Instruments

RAFFAELE AND ANTONIO GAGLIANO, Napoli 1852
The Gagliano dynasty of Naples is possibly the longest and most prolific of any of the Italian violin making families. No fewer than eleven violin makers bore the Gagliano name, from Alessandro in the very early eighteenth century to the last of the line, the brothers Raffaele and Antonio.

Raffaele and Antonio were respectively the second and third sons of Giovanni Gagliano. The two brothers flourished throughout the first half of the nineteenth century. Their lineage is quite complex. Their father, Giovanni, whose name is preserved on their label ‘Raffaele ed Antonio Gagliano Quondam Giovanni’, was himself one of four violin making brothers. Their father was Nicolo Gagliano, held by some to be the finest maker of the whole family, but Ferdinand himself seems to have been apprenticed to his uncle Gennaro, who was a very gifted and adaptable craftsman, possibly more refined and sophisticated even than Nicolo. Alessandro, the father of Nicolo and Gennaro, and the grandfather of Raffaele and Antonio, was a distinctive and characterful maker, whose work belongs firmly in an earlier chapter of violin making, clothed in rich oil varnish and apparently independent in spirit and more freely influenced than the harder-varnished and more obviously Cremona- influenced work of his descendants.

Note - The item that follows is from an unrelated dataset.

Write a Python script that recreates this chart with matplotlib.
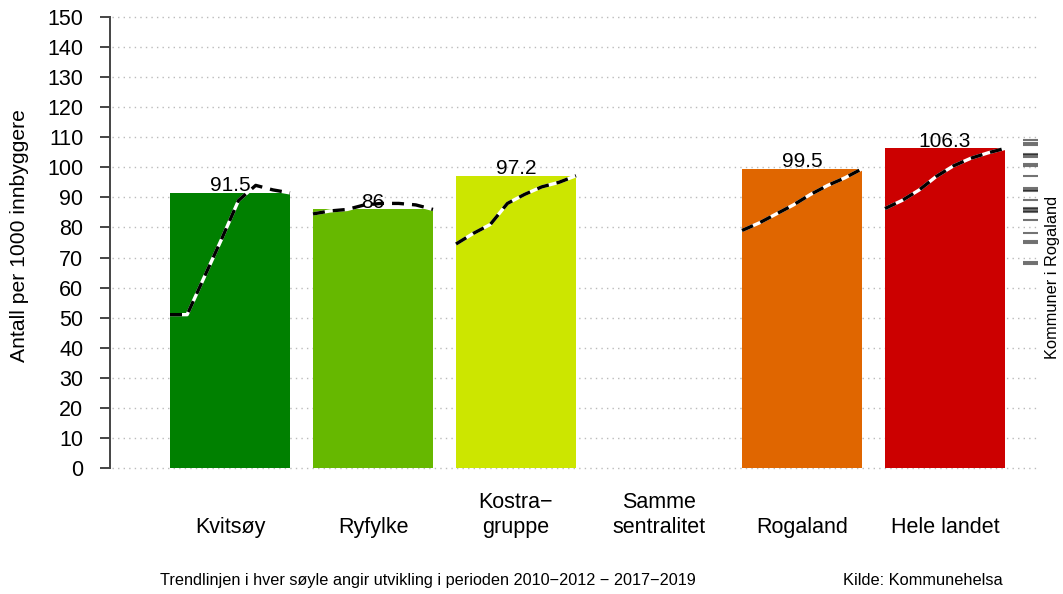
import matplotlib
matplotlib.use("Agg")
import matplotlib.pyplot as plt
import numpy as np

plt.rcParams['font.family'] = ['Liberation Sans', 'DejaVu Sans']

categories = ["Kvitsøy", "Ryfylke", "Kostra−\ngruppe", "Samme\nsentralitet", "Rogaland", "Hele landet"]
values = [91.5, 86, 97.2, None, 99.5, 106.3]
value_labels = ["91.5", "86", "97.2", "", "99.5", "106.3"]
colors = ["#008000", "#66b800", "#cce600", None, "#e06600", "#cc0000"]

trends = [
    [51, 51, 63.5, 76, 89, 94, 92.5, 91.5],
    [84.5, 85.5, 86, 87.5, 88, 88, 87.5, 86],
    [74.5, 78, 81, 88, 91, 93.5, 95, 97.2],
    None,
    [79, 81.5, 84.5, 87.5, 91, 94, 96.5, 99.5],
    [86.3, 89, 92.5, 97, 100.5, 103, 104.8, 106.3],
]

kommuner = [109, 108, 107.3, 104.5, 104, 103.5, 101, 100.5, 97, 93, 92.5, 92,
            89.3, 86.5, 86, 85.5, 85.3, 82.5, 78, 75.5, 75, 68.5, 67.8]

yticks = list(range(0, 151, 10))

W, H = 1063, 594
fig = plt.figure(figsize=(W / 100, H / 100), dpi=100)

px_left, px_right = 110, 1040
px_top, px_bottom = 17, 468
bar_w = 120 / 143
x0_px, unit = 230, 143
ax = fig.add_axes([px_left / W, 1 - px_bottom / H, (px_right - px_left) / W, (px_bottom - px_top) / H])
ax.set_xlim((px_left - x0_px) / unit, (px_right - x0_px) / unit)
ax.set_ylim(0, 150)

for yt in yticks:
    ax.plot([(112 - x0_px) / unit, (1038 - x0_px) / unit], [yt, yt], color="#bbbbbb",
            lw=1.0, linestyle=(0, (1, 3)), zorder=0, clip_on=False)

xs = np.arange(len(categories))
for i, (v, c) in enumerate(zip(values, colors)):
    if v is None:
        continue
    ax.bar(xs[i], v, width=bar_w, color=c, zorder=2)
    tr = trends[i]
    tx = np.linspace(xs[i] - bar_w / 2, xs[i] + bar_w / 2, len(tr))
    ax.plot(tx, tr, color="white", lw=2.4, zorder=3, solid_capstyle="butt")
    ax.plot(tx, tr, color="black", lw=2.4, zorder=4, dashes=(3.6, 2.4))
    ax.text(xs[i], v + 0.6, value_labels[i], ha="center", va="baseline", fontsize=15, zorder=5)

mx0 = (1023 - x0_px) / unit
mx1 = (1038 - x0_px) / unit
for k in kommuner:
    ax.plot([mx0, mx1], [k, k], color="black", alpha=0.55, lw=1.5, zorder=3,
            solid_capstyle="butt", clip_on=False)

for s in ["top", "right", "bottom"]:
    ax.spines[s].set_visible(False)
ax.spines["left"].set_color("#444444")
ax.spines["left"].set_linewidth(1.4)
ax.set_yticks(yticks)
ax.set_yticklabels([str(t) for t in yticks], fontsize=15.5)
ax.tick_params(axis="y", length=7.2, width=1.4, color="#444444", pad=12)
ax.set_xticks([])

def fx(x):
    return x / W

def fy(y):
    return 1 - y / H

for i, cat in enumerate(categories):
    lines = cat.split("\n")
    for j, line in enumerate(reversed(lines)):
        fig.text(fx(x0_px + i * unit), fy(533 - 25 * j), line, ha="center", va="baseline", fontsize=15.5)

fig.text(fx(20), fy(236), "Antall per 1000 innbyggere", rotation=90, ha="center", va="center", fontsize=15.2)
fig.text(fx(1053), fy(277), "Kommuner i Rogaland", rotation=90, ha="center", va="center", fontsize=11.8)
fig.text(fx(428), fy(585), "Trendlinjen i hver søyle angir utvikling i perioden 2010−2012 − 2017−2019",
         ha="center", va="baseline", fontsize=11.7)
fig.text(fx(923), fy(585), "Kilde: Kommunehelsa", ha="center", va="baseline", fontsize=11.8)

fig.savefig("out.png", dpi=100)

Raffaele and Antonio obviously did have to work hard and quickly to compete with the torrential numbers of instruments available in the nineteenth century, coming from cottage industries in Germany and Bohemia. The signs are clear in the fabric of their instruments. They often lack purfling, a scratched and painted line substituting for the time-consuming inlay of veneers. The wood is often of plain appearance, and the scroll quickly carved, with little time for consideration of symmetry and balance. But the sound is more often than not marvellous. It is hard to imagine their heritage of experience would count for nothing, and what they did have was a good pattern, a good arching, and a basic technique that allowed them to get the best out of the materials at hand.